State of the Sciences

A New Home for HS&HP

by Maura Stephens

 
 


Years in the planning, the new health sciences and human performance building is taking shape at last. Things are now moving along so rapidly that the official groundbreaking ceremony took place on October 23-nearly a month after work on the site began. The new facility should be substantially completed by this time next year and ready for partial occupancy in the spring semester 1999.

"It was time," says School of Health Sciences and Human Performances Dean Richard Miller '69, M.S. '71. "We'd been thinking about facilities expansion for a long time --- since the late 1980s. Our student enrollment has grown, largely because few other undergraduate programs in the country have the dimensions we have. And now we'll be way ahead of the pack. The new facility will enhance our already excellent national reputation as a leader in undergraduate health science education."
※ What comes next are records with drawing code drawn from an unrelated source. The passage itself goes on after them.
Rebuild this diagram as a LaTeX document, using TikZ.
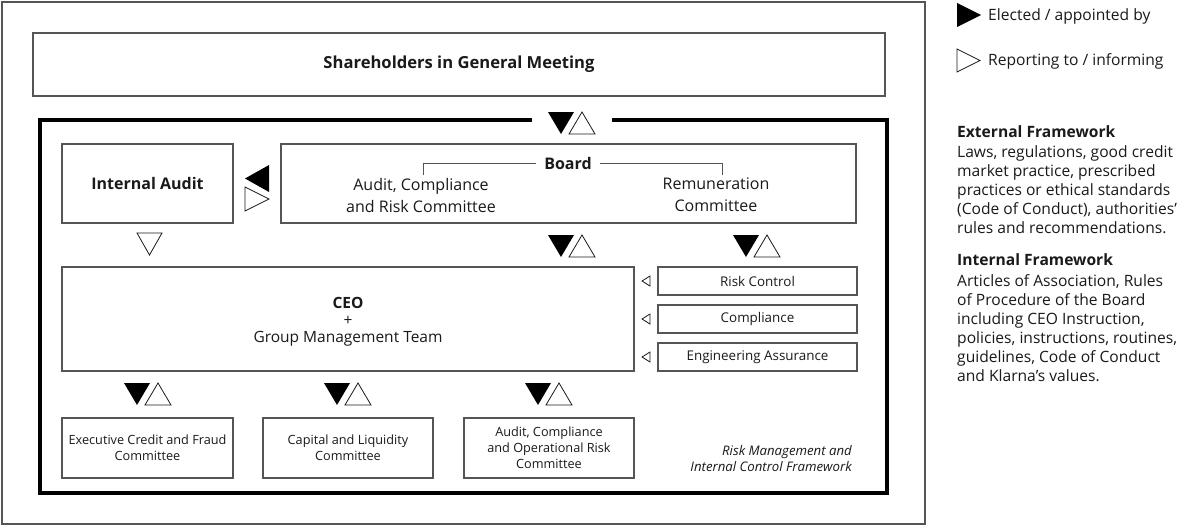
\documentclass[tikz,border=0pt]{standalone}
\usepackage{fontspec}
\setmainfont{Open Sans}
\definecolor{boxline}{HTML}{555555}
\definecolor{ink}{HTML}{1A1A1A}
\tikzset{
  box/.style={draw=boxline, line width=1.1pt, inner sep=0pt, align=center, text=ink},
  lbl/.style={inner sep=0pt, align=center, text=ink},
  frame/.style={line width=4pt, draw=black},
  wht/.style={fill=white, draw=ink, line width=0.8pt, line join=miter},
  pics/vpair/.style={code={
    \fill[black] (0,0) -- (26,0) -- (13,22) -- cycle;
    \draw[wht] (21,22) -- (47,22) -- (34,0) -- cycle;
  }}
}
\newcommand{\ttxt}{\fontsize{16.6}{22}\selectfont}
\newcommand{\btxt}{\fontsize{16}{22}\selectfont}
\newcommand{\ctxt}{\fontsize{15.5}{17}\selectfont}
\newcommand{\ktxt}{\fontsize{13.4}{16}\selectfont}
\newcommand{\stxt}{\fontsize{12.7}{16}\selectfont}
\newcommand{\itxt}{\fontsize{13.2}{16}\selectfont}
\newcommand{\rtxt}{\fontsize{15.6}{19}\selectfont}
\begin{document}
\begin{tikzpicture}[x=1pt,y=-1pt]
\useasboundingbox (0,0) rectangle (1184,527);
\fill[white] (0,0) rectangle (1184,527);
% outer frame
\draw[boxline, line width=1.1pt] (2,2) rectangle (925,524);
% shareholders
\node[box, minimum width=852pt, minimum height=63pt, font=\ttxt\bfseries] (sh) at (459,64.5) {Shareholders in General Meeting};
% thick frame
\draw[frame] (532,120) -- (40,120) -- (40,493) -- (887,493) -- (887,120) -- (612,120);
\pic at (548,112) {vpair};
% internal audit
\node[box, minimum width=171pt, minimum height=79pt, font=\btxt\bfseries] (ia) at (147.5,183.5) {Internal Audit};
% board
\node[box, minimum width=575pt, minimum height=79pt] (board) at (568.5,183.5) {};
\node[lbl, font=\btxt\bfseries, inner xsep=8pt] (bt) at (568,163) {Board};
\node[lbl, font=\btxt] (acrc) at (421,195) {Audit, Compliance\\and Risk Committee};
\node[lbl, font=\btxt] (rem) at (716,195) {Remuneration\\Committee};
\coordinate (bl) at (423,175);
\coordinate (br) at (722,175);
\draw[boxline, line width=1pt] (bl) |- (bt.west);
\draw[boxline, line width=1pt] (bt.east) -| (br);
% side triangles
\fill[black] (269,165) -- (269,192) -- (245,178.5) -- cycle;
\draw[wht] (245,187) -- (245,211) -- (269,199) -- cycle;
\draw[wht] (137,233) -- (162,233) -- (149.5,255) -- cycle;
\pic at (548,235) {vpair};
\pic at (733,235) {vpair};
% CEO
\node[box, minimum width=572pt, minimum height=104pt] (ceo) at (348,319) {};
\node[lbl, font=\ctxt] (ceot) at (348,321.5) {{\bfseries CEO}\\+\\Group Management Team};
% control functions
\node[box, minimum width=199pt, minimum height=28pt, font=\ktxt] (rc) at (757.5,281) {Risk Control};
\node[box, minimum width=199pt, minimum height=28pt, font=\ktxt] (co) at (757.5,319) {Compliance};
\node[box, minimum width=199pt, minimum height=28pt, font=\ktxt] (ea) at (757.5,357) {Engineering Assurance};
\foreach \yc in {281,319,357}{
  \draw[wht, line width=0.8pt] (650,\yc-5) -- (650,\yc+5) -- (642,\yc) -- cycle;
}
% bottom
\pic at (124,383) {vpair};
\pic at (324,383) {vpair};
\pic at (525,383) {vpair};
\node[box, minimum width=171pt, minimum height=60pt, font=\stxt] (ecf) at (147.5,448) {Executive Credit and Fraud\\Committee};
\node[box, minimum width=170pt, minimum height=60pt, font=\stxt] (clc) at (348,448) {Capital and Liquidity\\Committee};
\node[box, minimum width=170pt, minimum height=60pt, font=\stxt] (aco) at (549,448) {Audit, Compliance\\and Operational Risk\\Committee};
\node[lbl, font=\itxt\itshape, align=right, anchor=east] (rmf) at (852,458.5) {Risk Management and\\Internal Control Framework};
% legend
\fill[black] (957,3) -- (957,27) -- (981,15) -- cycle;
\draw[wht] (957,49) -- (957,72) -- (980,60.5) -- cycle;
\node[lbl, font=\rtxt, anchor=west] (l1) at (988,16.5) {Elected / appointed by};
\node[lbl, font=\rtxt, anchor=west] (l2) at (988,61.5) {Reporting to / informing};
\node[lbl, font=\rtxt, align=left, anchor=north west] (ext) at (957,125) {{\bfseries External Framework}\\[1.5pt]Laws, regulations, good credit\\market practice, prescribed\\practices or ethical standards\\(Code of Conduct), authorities'\\rules and recommendations.};
\node[lbl, font=\rtxt, align=left, anchor=north west] (int) at (957,253) {{\bfseries Internal Framework}\\[2pt]Articles of Association, Rules\\of Procedure of the Board\\including CEO Instruction,\\policies, instructions, routines,\\guidelines, Code of Conduct\\and Klarna's values.};
\end{tikzpicture}
\end{document}
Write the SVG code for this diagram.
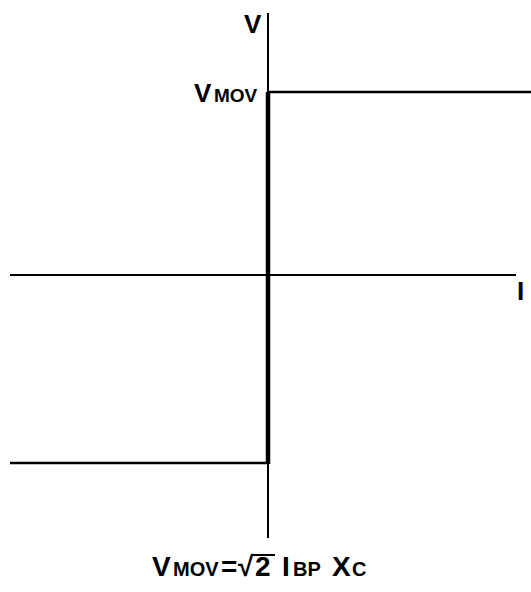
<svg xmlns="http://www.w3.org/2000/svg" width="531" height="592" viewBox="0 0 531 592">
<style>
.t{font-family:"Liberation Sans",Arial,sans-serif;font-weight:bold;fill:#000}
.big{font-size:26px}
.sm{font-size:19px}
.fb{font-size:28px}
.fs{font-size:20px}
.ax{stroke:#000;stroke-width:2;fill:none}
.cv{stroke:#000;stroke-width:2.5;fill:none}
</style>
<rect width="531" height="592" fill="#fff"/>
<g id="axes">
<line class="ax" x1="268" y1="13" x2="268" y2="538"/>
<line class="ax" x1="10" y1="275" x2="516" y2="275"/>
</g>
<g id="connectors">
<line x1="268" y1="92" x2="268" y2="464" stroke="#000" stroke-width="4.5"/>
<line class="cv" x1="268" y1="92" x2="531" y2="92"/>
<line class="cv" x1="10" y1="463" x2="268" y2="463"/>
</g>
<g id="label-V"><text class="t big" x="244" y="33">V</text></g>
<g id="label-VMOV"><text class="t" x="194" y="102"><tspan class="big">V</tspan><tspan class="sm" x="214">MOV</tspan></text></g>
<g id="label-I"><text class="t big" x="517" y="300">I</text></g>
<g id="formula">
<text class="t" x="152" y="576"><tspan class="fb">V</tspan><tspan class="fs" x="173">MOV</tspan><tspan class="fb" x="221">=</tspan><tspan class="fb" x="238">√</tspan><tspan class="fb" x="255">2</tspan><tspan class="fb" x="282">I</tspan><tspan class="fs" x="293">BP</tspan><tspan class="fb" x="332">X</tspan><tspan class="fs" x="352">C</tspan></text>
<line x1="252" y1="555" x2="275" y2="555" stroke="#000" stroke-width="2"/>
</g>
</svg>
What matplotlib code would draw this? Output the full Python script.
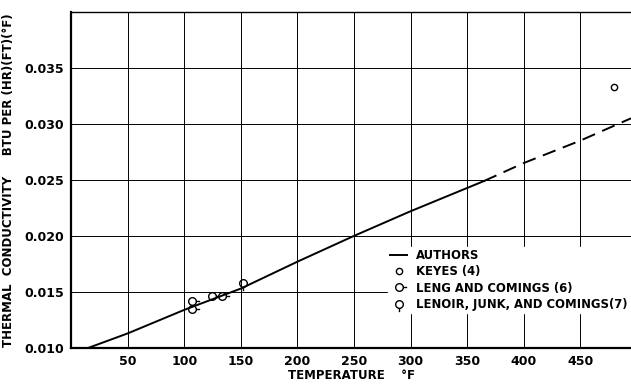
import numpy as np
import matplotlib
matplotlib.use("Agg")
import matplotlib.pyplot as plt
from matplotlib.path import Path

# authors' curve
auth_t = [15, 50, 100, 150, 200, 250, 300, 365]
auth_k = [0.0100, 0.0113, 0.0134, 0.0153, 0.0177, 0.0200, 0.0222, 0.0249]
ext_t = [365, 400, 450, 495]
ext_k = [0.0249, 0.0265, 0.0285, 0.0305]

keyes_t = [480]
keyes_k = [0.0333]

leng_t = [107, 107, 124, 133]
leng_k = [0.0142, 0.0135, 0.0146, 0.0146]

lenoir_t = [152]
lenoir_k = [0.0158]

xticks = [50, 100, 150, 200, 250, 300, 350, 400, 450]
yticks = [0.010, 0.015, 0.020, 0.025, 0.030, 0.035, 0.040]

# open circle with a tail to the right / down
circ = Path.circle((0, 0), 1.0)
tail_r = Path([(1, 0), (2, 0)], [Path.MOVETO, Path.LINETO])
tail_d = Path([(0, -1), (0, -2)], [Path.MOVETO, Path.LINETO])
leng_marker = Path.make_compound_path(circ, tail_r, Path([(-2, 0), (-2, 0)], [Path.MOVETO, Path.LINETO]))
lenoir_marker = Path.make_compound_path(circ, tail_d, Path([(0, 2), (0, 2)], [Path.MOVETO, Path.LINETO]))

plt.rcParams['font.family'] = 'DejaVu Sans'
fig = plt.figure(figsize=(6.31, 3.84), dpi=100)
ax = fig.add_axes([0.113, 0.094, 0.887, 0.875])

ax.plot(auth_t, auth_k, color='black', lw=1.4, label='AUTHORS')
ax.plot(ext_t, ext_k, color='black', lw=1.4, dashes=(7, 4))
ax.plot(keyes_t, keyes_k, 'o', ms=4.5, mfc='white', mec='black', mew=1.0, ls='none', label='KEYES (4)')
ax.plot(leng_t, leng_k, marker=leng_marker, ms=11, mfc='none', mec='black', mew=1.0, ls='none',
        label='LENG AND COMINGS (6)')
ax.plot(lenoir_t, lenoir_k, marker=lenoir_marker, ms=11, mfc='none', mec='black', mew=1.0, ls='none',
        label='LENOIR, JUNK, AND COMINGS(7)')

ax.set_xlim(0, 495)
ax.set_ylim(0.010, 0.040)
ax.set_xticks(xticks)
ax.set_yticks(yticks)
ax.set_yticklabels(['0.010', '0.015', '0.020', '0.025', '0.030', '0.035', ''])
ax.grid(True, color='black', lw=0.7)
ax.tick_params(length=0, labelsize=9, pad=5)
for lab in ax.get_xticklabels() + ax.get_yticklabels():
    lab.set_fontweight('bold')
ax.spines['right'].set_visible(False)
for s in ['left', 'bottom']:
    ax.spines[s].set_linewidth(1.6)
ax.spines['top'].set_linewidth(1.0)

ax.set_xlabel('TEMPERATURE    °F', fontsize=8.5, fontweight='bold', labelpad=1)
ax.set_ylabel('THERMAL  CONDUCTIVITY     BTU PER (HR)(FT)(°F)', fontsize=8.5, fontweight='bold', labelpad=7)

leg = ax.legend(loc='lower right', bbox_to_anchor=(1.0, 0.10), frameon=True, fontsize=8.4,
                handlelength=1.4, labelspacing=0.28, borderpad=0.2, handletextpad=0.8, borderaxespad=0.1)
leg.get_frame().set_edgecolor('white')
leg.get_frame().set_facecolor('white')
leg.get_frame().set_alpha(1.0)
for t in leg.get_texts():
    t.set_fontweight('bold')

fig.savefig('out.png', dpi=100)
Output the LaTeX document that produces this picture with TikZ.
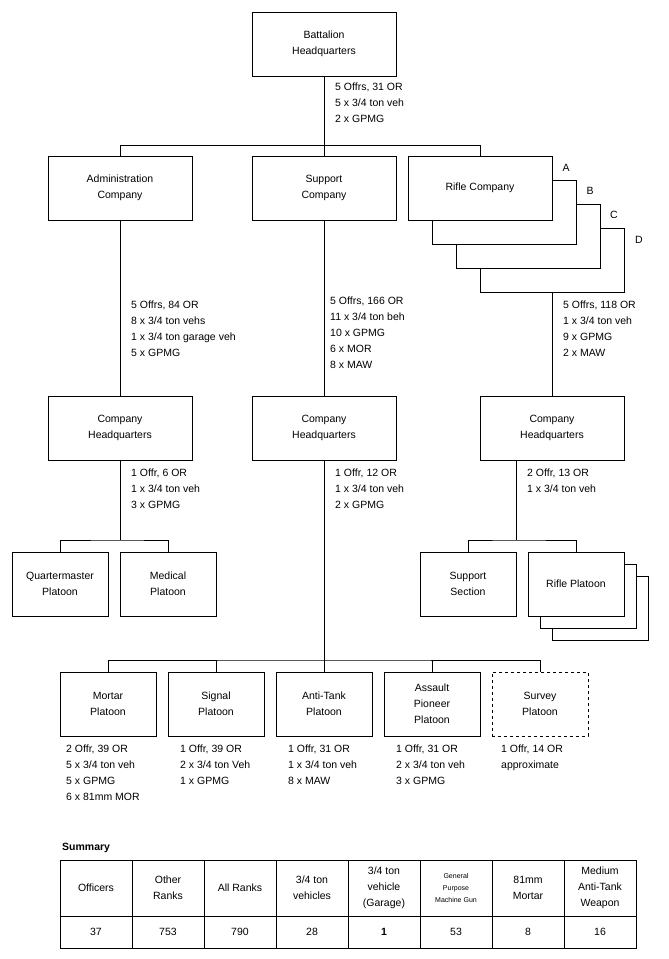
\documentclass[tikz,border=0pt]{standalone}
\usepackage{fontspec}
\setmainfont{Liberation Sans}
\begin{document}
\begin{tikzpicture}[x=1pt,y=-1pt,font=\fontsize{10.5}{16}\selectfont,
 bx/.style={draw,fill=white,align=center,inner sep=0},
 info/.style={anchor=north west,align=left,inner sep=0,font=\fontsize{10.5}{16}\selectfont},
 hd/.style={align=center,inner sep=0,font=\fontsize{10.5}{16}\selectfont}]
\useasboundingbox[fill=white] (0,0) rectangle (669,959);
% Battalion
\node[bx,minimum width=144,minimum height=64] (bn) at (324,44) {Battalion\\Headquarters};
\node[info] (bni) at (335,83) {5 Offrs, 31 OR\\5 x 3/4 ton veh\\2 x GPMG};
\coordinate (j1) at (324,145);
\draw (bn.south) -- (j1);
\draw (120,145) coordinate (jl) -- (480,145) coordinate (jr);
% companies
\node[bx,minimum width=144,minimum height=64] (adm) at (120,188) {Administration\\Company};
\node[bx,minimum width=144,minimum height=64] (sup) at (324,188) {Support\\Company};
\node[bx,minimum width=144,minimum height=64] (rD) at (552,260) {};
\node[bx,minimum width=144,minimum height=64] (rC) at (528,236) {};
\node[bx,minimum width=144,minimum height=64] (rB) at (504,212) {};
\node[bx,minimum width=144,minimum height=64] (rA) at (480,188) {Rifle Company};
\draw (jl) -- (adm.north); \draw (j1) -- (sup.north); \draw (jr) -- (rA.north);
\node (lA) at (566,168) {A}; \node (lB) at (590,191) {B};
\node (lC) at (614,215) {C}; \node (lD) at (639,240) {D};
% company HQs
\node[bx,minimum width=144,minimum height=64] (ahq) at (120,428) {Company\\Headquarters};
\node[bx,minimum width=144,minimum height=64] (shq) at (324,428) {Company\\Headquarters};
\node[bx,minimum width=144,minimum height=64] (rhq) at (552,428) {Company\\Headquarters};
\draw (adm.south) -- (ahq.north); \draw (sup.south) -- (shq.north); \draw (rD.south) -- (rhq.north);
\node[info] (ai) at (131,301) {5 Offrs, 84 OR\\8 x 3/4 ton vehs\\1 x 3/4 ton garage veh\\5 x GPMG};
\node[info] (si) at (330,297) {5 Offrs, 166 OR\\11 x 3/4 ton beh\\10 x GPMG\\6 x MOR\\8 x MAW};
\node[info] (ri) at (563,301) {5 Offrs, 118 OR\\1 x 3/4 ton veh\\9 x GPMG\\2 x MAW};
\node[info] (ahi) at (131,469) {1 Offr, 6 OR\\1 x 3/4 ton veh\\3 x GPMG};
\node[info] (shi) at (335,469) {1 Offr, 12 OR\\1 x 3/4 ton veh\\2 x GPMG};
\node[info] (rhi) at (527,469) {2 Offr, 13 OR\\1 x 3/4 ton veh};
% admin platoons
\node[bx,minimum width=96,minimum height=64] (qm) at (60,584) {Quartermaster\\Platoon};
\node[bx,minimum width=96,minimum height=64] (med) at (168,584) {Medical\\Platoon};
\coordinate (ja) at (120,540);
\draw (ahq.south) -- (ja); \draw (qm.north) |- (ja) -| (med.north);
% rifle platoons
\node[bx,minimum width=96,minimum height=64] (ss) at (468,584) {Support\\Section};
\node[bx,minimum width=96,minimum height=64] (rp3) at (600,608) {};
\node[bx,minimum width=96,minimum height=64] (rp2) at (588,596) {};
\node[bx,minimum width=96,minimum height=64] (rp) at (576,584) {Rifle Platoon};
\coordinate (jr2) at (516,540);
\coordinate (jr1) at (516,460);
\draw (jr1) -- (jr2); \draw (ss.north) |- (jr2) -| (rp.north);
% support platoons
\coordinate (js) at (324,660);
\draw (shq.south) -- (js);
\node[bx,minimum width=96,minimum height=64] (mor) at (108,704) {Mortar\\Platoon};
\node[bx,minimum width=96,minimum height=64] (sig) at (216,704) {Signal\\Platoon};
\node[bx,minimum width=96,minimum height=64] (at) at (324,704) {Anti-Tank\\Platoon};
\node[bx,minimum width=96,minimum height=64] (ap) at (432,704) {Assault\\Pioneer\\Platoon};
\node[bx,dashed,minimum width=96,minimum height=64] (sv) at (540,704) {Survey\\Platoon};
\draw (mor.north) |- (js) -| (sv.north);
\draw (sig.north) -- (sig.north|-js); \draw (at.north) -- (js); \draw (ap.north) -- (ap.north|-js);
\node[info] (mi) at (66,745) {2 Offr, 39 OR\\5 x 3/4 ton veh\\5 x GPMG\\6 x 81mm MOR};
\node[info] (sgi) at (180,745) {1 Offr, 39 OR\\2 x 3/4 ton Veh\\1 x GPMG};
\node[info] (ati) at (288,745) {1 Offr, 31 OR\\1 x 3/4 ton veh\\8 x MAW};
\node[info] (api) at (396,745) {1 Offr, 31 OR\\2 x 3/4 ton veh\\3 x GPMG};
\node[info] (svi) at (501,745) {1 Offr, 14 OR\\approximate};
% summary table
\node[anchor=west,inner sep=0,font=\fontsize{10.5}{12}\selectfont\bfseries] (sum) at (62,848) {Summary};
\draw (60,860) rectangle (636,948);
\draw (60,916) -- (636,916);
\foreach \x in {132,204,276,348,420,492,564} \draw (\x,860) -- (\x,948);
\node[hd] (h1) at (96,888) {Officers};
\node[hd] (h2) at (168,888) {Other\\Ranks};
\node[hd] (h3) at (240,888) {All Ranks};
\node[hd] (h4) at (312,888) {3/4 ton\\vehicles};
\node[hd] (h5) at (384,888) {3/4 ton\\vehicle\\(Garage)};
\node[hd,font=\fontsize{7}{12}\selectfont] (h6) at (456,888) {General\\Purpose\\Machine Gun};
\node[hd] (h7) at (528,888) {81mm\\Mortar};
\node[hd] (h8) at (600,888) {Medium\\Anti-Tank\\Weapon};
\foreach \t [count=\i] in {37,753,790,28,\textbf{1},53,8,16}
  \node[inner sep=0] (v\i) at (24+72*\i,932) {\t};
\end{tikzpicture}
\end{document}
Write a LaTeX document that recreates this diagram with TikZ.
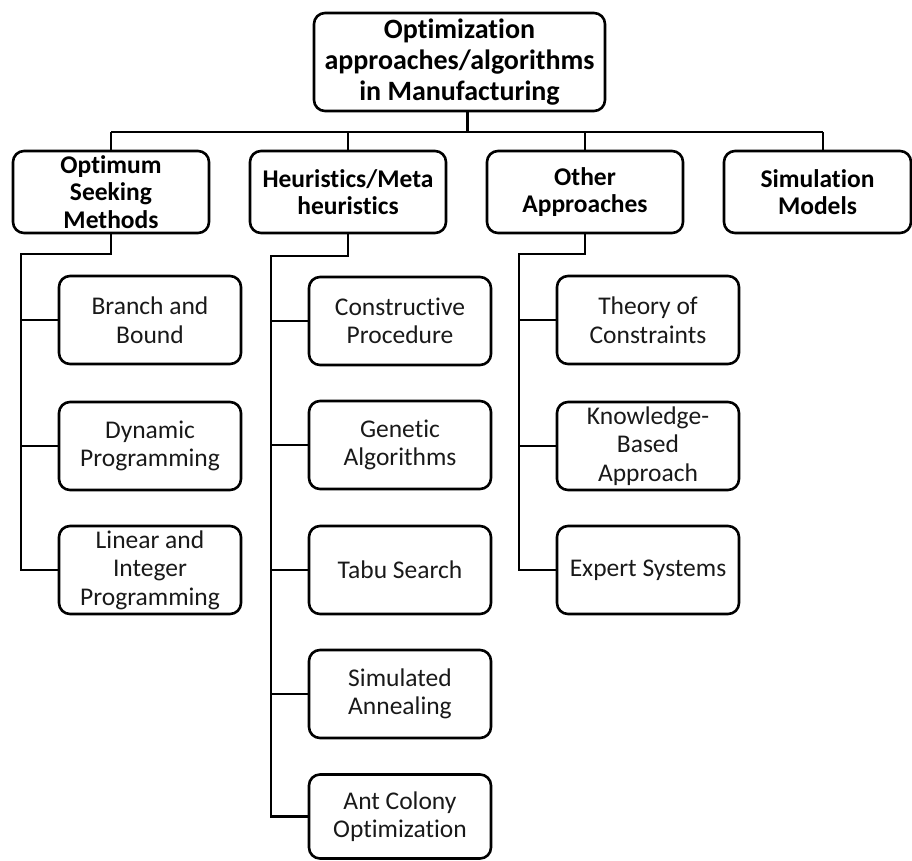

Four stories and 90,000 square feet, the facility will incorporate the latest computer-assisted instructional technologies with learning laboratories and therapy clinics.

A cutting-edge computer center includes a physical therapy learning lab, an open lab area for use by all students, and two classrooms. "The computer and technology center will be accessible during the evenings, too, so that students can practice the technological skills they've learned in classes," says Janet K. Wigglesworth, assistant professor of exercise and sport sciences.

New teaching labs for occupational therapy and physical therapy are truly state-of-the-art. A pediatric lab will have sensorimotor movement equipment to help children develop coordination, balance, and sensory processing as they play. "About a third of occupational therapists work with kids," says Catherine Gordon, director of occupational therapy, "so that will be a well-used lab."

A physical disabilities lab will help students develop skills needed to assist the recovery of physically disabled adults; it also has a specially appointed "activities of daily living" area with a kitchen, bathroom, laundry area, and beds, where students can experience firsthand the challenges faced by handicapped individuals in living independently. Other spaces are earmarked for a neuromuscular lab, modalities lab, and multipurpose lab with kiln, in which students learn splinting and therapeutic use of crafts, among other skills.

A distance-learning classroom will allow faculty and students on the Rochester and Ithaca sites to interact effortlessly. "We'll be using cameras, monitors, and a sophisticated projection unit to transmit images and sound between the campuses-so that instructors can teach a class here, even if they're in Rochester," says Michael Pagliarulo, associate professor and chair of the physical therapy department. Telecommunicating with other sites around the country will also be possible.